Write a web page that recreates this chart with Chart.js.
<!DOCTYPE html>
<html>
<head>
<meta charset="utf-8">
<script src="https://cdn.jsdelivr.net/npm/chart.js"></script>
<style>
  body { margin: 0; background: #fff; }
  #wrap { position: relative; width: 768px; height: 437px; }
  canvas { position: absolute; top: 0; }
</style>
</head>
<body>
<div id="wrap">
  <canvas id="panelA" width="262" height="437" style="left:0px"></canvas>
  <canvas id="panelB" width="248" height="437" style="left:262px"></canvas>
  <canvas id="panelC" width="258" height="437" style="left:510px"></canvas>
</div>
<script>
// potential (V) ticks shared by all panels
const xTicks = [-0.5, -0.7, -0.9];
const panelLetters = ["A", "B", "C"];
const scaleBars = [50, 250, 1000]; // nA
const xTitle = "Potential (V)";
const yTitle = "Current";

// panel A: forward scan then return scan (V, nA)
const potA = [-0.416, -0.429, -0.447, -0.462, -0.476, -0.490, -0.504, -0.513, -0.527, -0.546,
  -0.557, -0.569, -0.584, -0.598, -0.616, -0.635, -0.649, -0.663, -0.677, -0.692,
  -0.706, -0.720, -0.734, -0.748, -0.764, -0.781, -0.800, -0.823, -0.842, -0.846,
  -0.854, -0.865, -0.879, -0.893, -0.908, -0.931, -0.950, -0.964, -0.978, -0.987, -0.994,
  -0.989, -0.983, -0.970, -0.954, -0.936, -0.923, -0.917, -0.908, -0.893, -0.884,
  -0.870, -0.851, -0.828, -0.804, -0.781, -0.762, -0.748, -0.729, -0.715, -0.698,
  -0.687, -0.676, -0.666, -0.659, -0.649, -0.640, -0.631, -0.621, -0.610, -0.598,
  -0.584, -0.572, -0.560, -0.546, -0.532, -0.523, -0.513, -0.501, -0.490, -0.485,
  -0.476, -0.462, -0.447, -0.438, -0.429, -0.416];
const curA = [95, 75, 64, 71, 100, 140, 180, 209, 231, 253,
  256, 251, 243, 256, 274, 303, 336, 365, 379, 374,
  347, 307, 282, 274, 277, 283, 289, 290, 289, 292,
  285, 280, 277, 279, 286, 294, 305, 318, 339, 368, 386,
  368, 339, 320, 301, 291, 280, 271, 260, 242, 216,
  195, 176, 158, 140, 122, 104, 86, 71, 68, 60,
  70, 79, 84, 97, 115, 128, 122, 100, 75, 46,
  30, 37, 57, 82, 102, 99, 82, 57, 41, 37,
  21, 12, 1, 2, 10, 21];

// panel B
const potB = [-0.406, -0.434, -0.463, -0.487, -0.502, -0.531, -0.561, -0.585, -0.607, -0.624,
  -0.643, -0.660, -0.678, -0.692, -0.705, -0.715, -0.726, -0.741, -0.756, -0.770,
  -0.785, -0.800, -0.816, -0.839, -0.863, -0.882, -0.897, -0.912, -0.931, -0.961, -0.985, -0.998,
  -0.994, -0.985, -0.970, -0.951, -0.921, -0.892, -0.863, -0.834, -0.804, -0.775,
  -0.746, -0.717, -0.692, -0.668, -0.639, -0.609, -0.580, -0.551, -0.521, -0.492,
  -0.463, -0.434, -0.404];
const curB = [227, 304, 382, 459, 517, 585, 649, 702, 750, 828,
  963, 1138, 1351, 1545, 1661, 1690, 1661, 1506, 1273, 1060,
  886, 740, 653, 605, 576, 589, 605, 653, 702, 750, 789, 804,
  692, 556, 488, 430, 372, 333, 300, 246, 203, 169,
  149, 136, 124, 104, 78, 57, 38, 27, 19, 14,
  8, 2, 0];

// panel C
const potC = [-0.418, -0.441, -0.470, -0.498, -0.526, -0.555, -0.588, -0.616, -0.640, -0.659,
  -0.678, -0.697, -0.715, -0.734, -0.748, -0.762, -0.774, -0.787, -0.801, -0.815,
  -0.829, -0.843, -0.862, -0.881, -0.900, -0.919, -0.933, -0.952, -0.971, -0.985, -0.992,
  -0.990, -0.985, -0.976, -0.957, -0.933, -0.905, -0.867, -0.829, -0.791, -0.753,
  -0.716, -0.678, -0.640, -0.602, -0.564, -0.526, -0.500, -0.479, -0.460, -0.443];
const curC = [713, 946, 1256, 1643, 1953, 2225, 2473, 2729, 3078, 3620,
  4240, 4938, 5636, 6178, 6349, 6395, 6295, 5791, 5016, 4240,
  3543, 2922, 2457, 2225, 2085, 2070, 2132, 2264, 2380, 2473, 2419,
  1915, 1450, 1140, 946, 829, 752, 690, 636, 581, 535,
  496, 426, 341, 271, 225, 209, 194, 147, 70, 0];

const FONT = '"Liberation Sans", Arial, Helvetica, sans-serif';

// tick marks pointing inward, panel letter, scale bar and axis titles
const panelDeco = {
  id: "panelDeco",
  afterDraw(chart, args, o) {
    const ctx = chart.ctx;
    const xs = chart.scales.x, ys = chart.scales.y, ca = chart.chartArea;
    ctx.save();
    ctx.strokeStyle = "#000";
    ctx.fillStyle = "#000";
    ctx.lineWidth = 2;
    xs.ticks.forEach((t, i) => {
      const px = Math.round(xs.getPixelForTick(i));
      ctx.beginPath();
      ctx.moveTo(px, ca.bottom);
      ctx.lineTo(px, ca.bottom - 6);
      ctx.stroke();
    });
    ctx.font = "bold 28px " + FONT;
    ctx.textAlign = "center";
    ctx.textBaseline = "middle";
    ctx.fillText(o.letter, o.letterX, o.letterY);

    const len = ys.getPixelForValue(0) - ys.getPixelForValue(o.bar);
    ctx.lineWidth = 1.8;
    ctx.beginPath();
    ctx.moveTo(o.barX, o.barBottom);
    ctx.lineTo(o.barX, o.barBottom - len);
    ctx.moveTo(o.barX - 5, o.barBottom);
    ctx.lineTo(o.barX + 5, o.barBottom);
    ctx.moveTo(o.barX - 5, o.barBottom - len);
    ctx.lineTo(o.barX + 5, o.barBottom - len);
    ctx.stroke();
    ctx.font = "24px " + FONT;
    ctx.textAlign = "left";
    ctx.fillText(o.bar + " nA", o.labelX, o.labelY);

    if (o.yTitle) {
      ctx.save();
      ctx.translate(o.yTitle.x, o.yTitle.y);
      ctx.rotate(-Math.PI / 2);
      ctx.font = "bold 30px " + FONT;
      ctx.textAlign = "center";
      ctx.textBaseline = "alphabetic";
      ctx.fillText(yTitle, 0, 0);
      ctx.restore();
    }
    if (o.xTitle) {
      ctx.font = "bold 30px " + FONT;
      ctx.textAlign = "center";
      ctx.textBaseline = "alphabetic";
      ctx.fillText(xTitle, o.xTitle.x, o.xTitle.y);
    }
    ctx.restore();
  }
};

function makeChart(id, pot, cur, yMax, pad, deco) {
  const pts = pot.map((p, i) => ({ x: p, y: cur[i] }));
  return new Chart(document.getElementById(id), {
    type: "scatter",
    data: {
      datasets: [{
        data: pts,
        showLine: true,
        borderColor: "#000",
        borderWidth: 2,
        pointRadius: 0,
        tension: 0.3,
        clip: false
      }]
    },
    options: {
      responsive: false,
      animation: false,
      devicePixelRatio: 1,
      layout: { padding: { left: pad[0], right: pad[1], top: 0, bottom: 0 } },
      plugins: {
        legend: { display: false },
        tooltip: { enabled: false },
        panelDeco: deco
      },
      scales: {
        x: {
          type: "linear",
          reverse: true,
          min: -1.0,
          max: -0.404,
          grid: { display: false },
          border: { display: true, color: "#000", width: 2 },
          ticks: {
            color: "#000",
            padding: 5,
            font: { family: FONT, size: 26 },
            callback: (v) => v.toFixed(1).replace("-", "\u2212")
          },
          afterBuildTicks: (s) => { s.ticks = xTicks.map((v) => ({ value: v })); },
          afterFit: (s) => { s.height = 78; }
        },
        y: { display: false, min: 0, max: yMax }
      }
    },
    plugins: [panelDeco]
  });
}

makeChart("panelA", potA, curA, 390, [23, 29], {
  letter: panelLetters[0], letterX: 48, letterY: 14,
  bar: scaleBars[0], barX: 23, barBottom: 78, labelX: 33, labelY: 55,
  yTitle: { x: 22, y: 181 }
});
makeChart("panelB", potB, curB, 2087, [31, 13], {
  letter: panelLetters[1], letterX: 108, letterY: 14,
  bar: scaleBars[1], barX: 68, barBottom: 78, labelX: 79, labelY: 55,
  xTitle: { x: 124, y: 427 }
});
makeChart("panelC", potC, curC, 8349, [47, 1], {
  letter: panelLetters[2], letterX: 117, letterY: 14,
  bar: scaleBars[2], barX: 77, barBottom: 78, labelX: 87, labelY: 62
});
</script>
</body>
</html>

**WHAT TO PRODUCE:** Each line from the top of the material above through the line with "21, 12, 1, 2, 10, 21];" must be echoed exactly, and no other line.

**OUTPUT FOR THIS EXERCISE:**
Write a web page that recreates this chart with Chart.js.
<!DOCTYPE html>
<html>
<head>
<meta charset="utf-8">
<script src="https://cdn.jsdelivr.net/npm/chart.js"></script>
<style>
  body { margin: 0; background: #fff; }
  #wrap { position: relative; width: 768px; height: 437px; }
  canvas { position: absolute; top: 0; }
</style>
</head>
<body>
<div id="wrap">
  <canvas id="panelA" width="262" height="437" style="left:0px"></canvas>
  <canvas id="panelB" width="248" height="437" style="left:262px"></canvas>
  <canvas id="panelC" width="258" height="437" style="left:510px"></canvas>
</div>
<script>
// potential (V) ticks shared by all panels
const xTicks = [-0.5, -0.7, -0.9];
const panelLetters = ["A", "B", "C"];
const scaleBars = [50, 250, 1000]; // nA
const xTitle = "Potential (V)";
const yTitle = "Current";

// panel A: forward scan then return scan (V, nA)
const potA = [-0.416, -0.429, -0.447, -0.462, -0.476, -0.490, -0.504, -0.513, -0.527, -0.546,
  -0.557, -0.569, -0.584, -0.598, -0.616, -0.635, -0.649, -0.663, -0.677, -0.692,
  -0.706, -0.720, -0.734, -0.748, -0.764, -0.781, -0.800, -0.823, -0.842, -0.846,
  -0.854, -0.865, -0.879, -0.893, -0.908, -0.931, -0.950, -0.964, -0.978, -0.987, -0.994,
  -0.989, -0.983, -0.970, -0.954, -0.936, -0.923, -0.917, -0.908, -0.893, -0.884,
  -0.870, -0.851, -0.828, -0.804, -0.781, -0.762, -0.748, -0.729, -0.715, -0.698,
  -0.687, -0.676, -0.666, -0.659, -0.649, -0.640, -0.631, -0.621, -0.610, -0.598,
  -0.584, -0.572, -0.560, -0.546, -0.532, -0.523, -0.513, -0.501, -0.490, -0.485,
  -0.476, -0.462, -0.447, -0.438, -0.429, -0.416];
const curA = [95, 75, 64, 71, 100, 140, 180, 209, 231, 253,
  256, 251, 243, 256, 274, 303, 336, 365, 379, 374,
  347, 307, 282, 274, 277, 283, 289, 290, 289, 292,
  285, 280, 277, 279, 286, 294, 305, 318, 339, 368, 386,
  368, 339, 320, 301, 291, 280, 271, 260, 242, 216,
  195, 176, 158, 140, 122, 104, 86, 71, 68, 60,
  70, 79, 84, 97, 115, 128, 122, 100, 75, 46,
  30, 37, 57, 82, 102, 99, 82, 57, 41, 37,
  21, 12, 1, 2, 10, 21];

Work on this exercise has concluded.